--- start ---
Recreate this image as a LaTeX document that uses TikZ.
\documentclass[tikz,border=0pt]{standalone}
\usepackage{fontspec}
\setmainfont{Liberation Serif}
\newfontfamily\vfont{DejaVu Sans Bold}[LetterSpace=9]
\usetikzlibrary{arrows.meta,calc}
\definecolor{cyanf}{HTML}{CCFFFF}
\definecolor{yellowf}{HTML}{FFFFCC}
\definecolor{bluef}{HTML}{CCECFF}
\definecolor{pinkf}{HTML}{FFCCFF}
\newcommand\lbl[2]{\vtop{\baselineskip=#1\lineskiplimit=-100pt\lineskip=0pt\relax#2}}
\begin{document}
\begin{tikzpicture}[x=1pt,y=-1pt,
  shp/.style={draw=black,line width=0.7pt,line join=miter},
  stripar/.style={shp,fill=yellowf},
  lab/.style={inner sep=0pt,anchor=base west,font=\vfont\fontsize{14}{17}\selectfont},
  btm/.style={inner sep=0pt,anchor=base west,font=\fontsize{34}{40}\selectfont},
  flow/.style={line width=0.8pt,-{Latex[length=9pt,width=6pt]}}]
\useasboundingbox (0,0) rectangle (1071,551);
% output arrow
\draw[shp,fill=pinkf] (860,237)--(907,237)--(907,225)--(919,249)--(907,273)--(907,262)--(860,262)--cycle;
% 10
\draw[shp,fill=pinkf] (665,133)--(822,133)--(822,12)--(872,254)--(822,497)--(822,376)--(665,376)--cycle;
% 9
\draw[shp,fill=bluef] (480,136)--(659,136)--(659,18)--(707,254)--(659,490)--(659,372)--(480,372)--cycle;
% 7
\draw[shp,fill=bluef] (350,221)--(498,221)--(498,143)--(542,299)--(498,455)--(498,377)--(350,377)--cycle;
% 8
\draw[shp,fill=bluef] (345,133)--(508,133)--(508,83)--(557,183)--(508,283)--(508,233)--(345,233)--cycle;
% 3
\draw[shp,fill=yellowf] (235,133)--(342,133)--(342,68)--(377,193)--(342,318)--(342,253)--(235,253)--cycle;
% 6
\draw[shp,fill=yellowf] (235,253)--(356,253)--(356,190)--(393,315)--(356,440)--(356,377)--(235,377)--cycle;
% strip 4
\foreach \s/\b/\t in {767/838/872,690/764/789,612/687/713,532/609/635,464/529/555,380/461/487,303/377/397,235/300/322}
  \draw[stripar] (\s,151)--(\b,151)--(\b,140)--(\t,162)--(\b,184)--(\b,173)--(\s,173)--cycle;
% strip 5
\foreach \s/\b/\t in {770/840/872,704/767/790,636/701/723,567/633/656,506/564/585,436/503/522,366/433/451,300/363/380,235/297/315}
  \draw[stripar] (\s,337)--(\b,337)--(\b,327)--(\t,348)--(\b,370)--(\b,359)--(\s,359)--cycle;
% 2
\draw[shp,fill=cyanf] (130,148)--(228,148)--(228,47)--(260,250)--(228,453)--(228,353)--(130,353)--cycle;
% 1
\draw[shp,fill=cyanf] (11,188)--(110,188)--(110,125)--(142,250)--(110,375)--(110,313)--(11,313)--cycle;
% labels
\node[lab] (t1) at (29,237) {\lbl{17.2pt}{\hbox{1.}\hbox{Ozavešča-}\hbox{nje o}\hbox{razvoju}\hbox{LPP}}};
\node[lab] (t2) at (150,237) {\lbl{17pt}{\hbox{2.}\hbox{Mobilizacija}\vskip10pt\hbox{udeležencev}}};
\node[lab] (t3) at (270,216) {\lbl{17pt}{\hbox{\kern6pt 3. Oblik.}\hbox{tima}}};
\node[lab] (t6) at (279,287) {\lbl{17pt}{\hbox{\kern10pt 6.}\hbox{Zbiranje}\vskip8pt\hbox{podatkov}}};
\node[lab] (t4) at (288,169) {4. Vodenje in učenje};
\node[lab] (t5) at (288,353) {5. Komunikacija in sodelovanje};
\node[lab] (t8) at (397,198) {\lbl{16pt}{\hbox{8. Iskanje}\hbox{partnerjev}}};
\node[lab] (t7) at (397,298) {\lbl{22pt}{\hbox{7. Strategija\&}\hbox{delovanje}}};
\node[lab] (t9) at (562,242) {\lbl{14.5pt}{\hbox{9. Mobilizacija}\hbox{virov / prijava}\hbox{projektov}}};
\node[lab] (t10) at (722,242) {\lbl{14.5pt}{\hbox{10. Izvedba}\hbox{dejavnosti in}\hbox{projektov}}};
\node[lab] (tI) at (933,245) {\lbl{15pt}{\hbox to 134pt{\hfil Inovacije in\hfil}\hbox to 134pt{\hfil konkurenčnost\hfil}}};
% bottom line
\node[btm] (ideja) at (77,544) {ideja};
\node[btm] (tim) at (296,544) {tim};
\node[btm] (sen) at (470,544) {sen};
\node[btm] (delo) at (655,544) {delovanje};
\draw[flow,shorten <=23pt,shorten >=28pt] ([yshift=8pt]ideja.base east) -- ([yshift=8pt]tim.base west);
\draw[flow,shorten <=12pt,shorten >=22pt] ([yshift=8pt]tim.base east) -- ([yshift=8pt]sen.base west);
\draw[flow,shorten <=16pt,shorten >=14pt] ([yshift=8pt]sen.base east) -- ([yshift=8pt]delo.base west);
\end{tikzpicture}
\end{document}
--- end ---
Copy down the material exactly as written.

--- FINAL RESULT ---
Recreate this image as a LaTeX document that uses TikZ.
\documentclass[tikz,border=0pt]{standalone}
\usepackage{fontspec}
\setmainfont{Liberation Serif}
\newfontfamily\vfont{DejaVu Sans Bold}[LetterSpace=9]
\usetikzlibrary{arrows.meta,calc}
\definecolor{cyanf}{HTML}{CCFFFF}
\definecolor{yellowf}{HTML}{FFFFCC}
\definecolor{bluef}{HTML}{CCECFF}
\definecolor{pinkf}{HTML}{FFCCFF}
\newcommand\lbl[2]{\vtop{\baselineskip=#1\lineskiplimit=-100pt\lineskip=0pt\relax#2}}
\begin{document}
\begin{tikzpicture}[x=1pt,y=-1pt,
  shp/.style={draw=black,line width=0.7pt,line join=miter},
  stripar/.style={shp,fill=yellowf},
  lab/.style={inner sep=0pt,anchor=base west,font=\vfont\fontsize{14}{17}\selectfont},
  btm/.style={inner sep=0pt,anchor=base west,font=\fontsize{34}{40}\selectfont},
  flow/.style={line width=0.8pt,-{Latex[length=9pt,width=6pt]}}]
\useasboundingbox (0,0) rectangle (1071,551);
% output arrow
\draw[shp,fill=pinkf] (860,237)--(907,237)--(907,225)--(919,249)--(907,273)--(907,262)--(860,262)--cycle;
% 10
\draw[shp,fill=pinkf] (665,133)--(822,133)--(822,12)--(872,254)--(822,497)--(822,376)--(665,376)--cycle;
% 9
\draw[shp,fill=bluef] (480,136)--(659,136)--(659,18)--(707,254)--(659,490)--(659,372)--(480,372)--cycle;
% 7
\draw[shp,fill=bluef] (350,221)--(498,221)--(498,143)--(542,299)--(498,455)--(498,377)--(350,377)--cycle;
% 8
\draw[shp,fill=bluef] (345,133)--(508,133)--(508,83)--(557,183)--(508,283)--(508,233)--(345,233)--cycle;
% 3
\draw[shp,fill=yellowf] (235,133)--(342,133)--(342,68)--(377,193)--(342,318)--(342,253)--(235,253)--cycle;
% 6
\draw[shp,fill=yellowf] (235,253)--(356,253)--(356,190)--(393,315)--(356,440)--(356,377)--(235,377)--cycle;
% strip 4
\foreach \s/\b/\t in {767/838/872,690/764/789,612/687/713,532/609/635,464/529/555,380/461/487,303/377/397,235/300/322}
  \draw[stripar] (\s,151)--(\b,151)--(\b,140)--(\t,162)--(\b,184)--(\b,173)--(\s,173)--cycle;
% strip 5
\foreach \s/\b/\t in {770/840/872,704/767/790,636/701/723,567/633/656,506/564/585,436/503/522,366/433/451,300/363/380,235/297/315}
  \draw[stripar] (\s,337)--(\b,337)--(\b,327)--(\t,348)--(\b,370)--(\b,359)--(\s,359)--cycle;
% 2
\draw[shp,fill=cyanf] (130,148)--(228,148)--(228,47)--(260,250)--(228,453)--(228,353)--(130,353)--cycle;
% 1
\draw[shp,fill=cyanf] (11,188)--(110,188)--(110,125)--(142,250)--(110,375)--(110,313)--(11,313)--cycle;
% labels
\node[lab] (t1) at (29,237) {\lbl{17.2pt}{\hbox{1.}\hbox{Ozavešča-}\hbox{nje o}\hbox{razvoju}\hbox{LPP}}};
\node[lab] (t2) at (150,237) {\lbl{17pt}{\hbox{2.}\hbox{Mobilizacija}\vskip10pt\hbox{udeležencev}}};
\node[lab] (t3) at (270,216) {\lbl{17pt}{\hbox{\kern6pt 3. Oblik.}\hbox{tima}}};
\node[lab] (t6) at (279,287) {\lbl{17pt}{\hbox{\kern10pt 6.}\hbox{Zbiranje}\vskip8pt\hbox{podatkov}}};
\node[lab] (t4) at (288,169) {4. Vodenje in učenje};
\node[lab] (t5) at (288,353) {5. Komunikacija in sodelovanje};
\node[lab] (t8) at (397,198) {\lbl{16pt}{\hbox{8. Iskanje}\hbox{partnerjev}}};
\node[lab] (t7) at (397,298) {\lbl{22pt}{\hbox{7. Strategija\&}\hbox{delovanje}}};
\node[lab] (t9) at (562,242) {\lbl{14.5pt}{\hbox{9. Mobilizacija}\hbox{virov / prijava}\hbox{projektov}}};
\node[lab] (t10) at (722,242) {\lbl{14.5pt}{\hbox{10. Izvedba}\hbox{dejavnosti in}\hbox{projektov}}};
\node[lab] (tI) at (933,245) {\lbl{15pt}{\hbox to 134pt{\hfil Inovacije in\hfil}\hbox to 134pt{\hfil konkurenčnost\hfil}}};
% bottom line
\node[btm] (ideja) at (77,544) {ideja};
\node[btm] (tim) at (296,544) {tim};
\node[btm] (sen) at (470,544) {sen};
\node[btm] (delo) at (655,544) {delovanje};
\draw[flow,shorten <=23pt,shorten >=28pt] ([yshift=8pt]ideja.base east) -- ([yshift=8pt]tim.base west);
\draw[flow,shorten <=12pt,shorten >=22pt] ([yshift=8pt]tim.base east) -- ([yshift=8pt]sen.base west);
\draw[flow,shorten <=16pt,shorten >=14pt] ([yshift=8pt]sen.base east) -- ([yshift=8pt]delo.base west);
\end{tikzpicture}
\end{document}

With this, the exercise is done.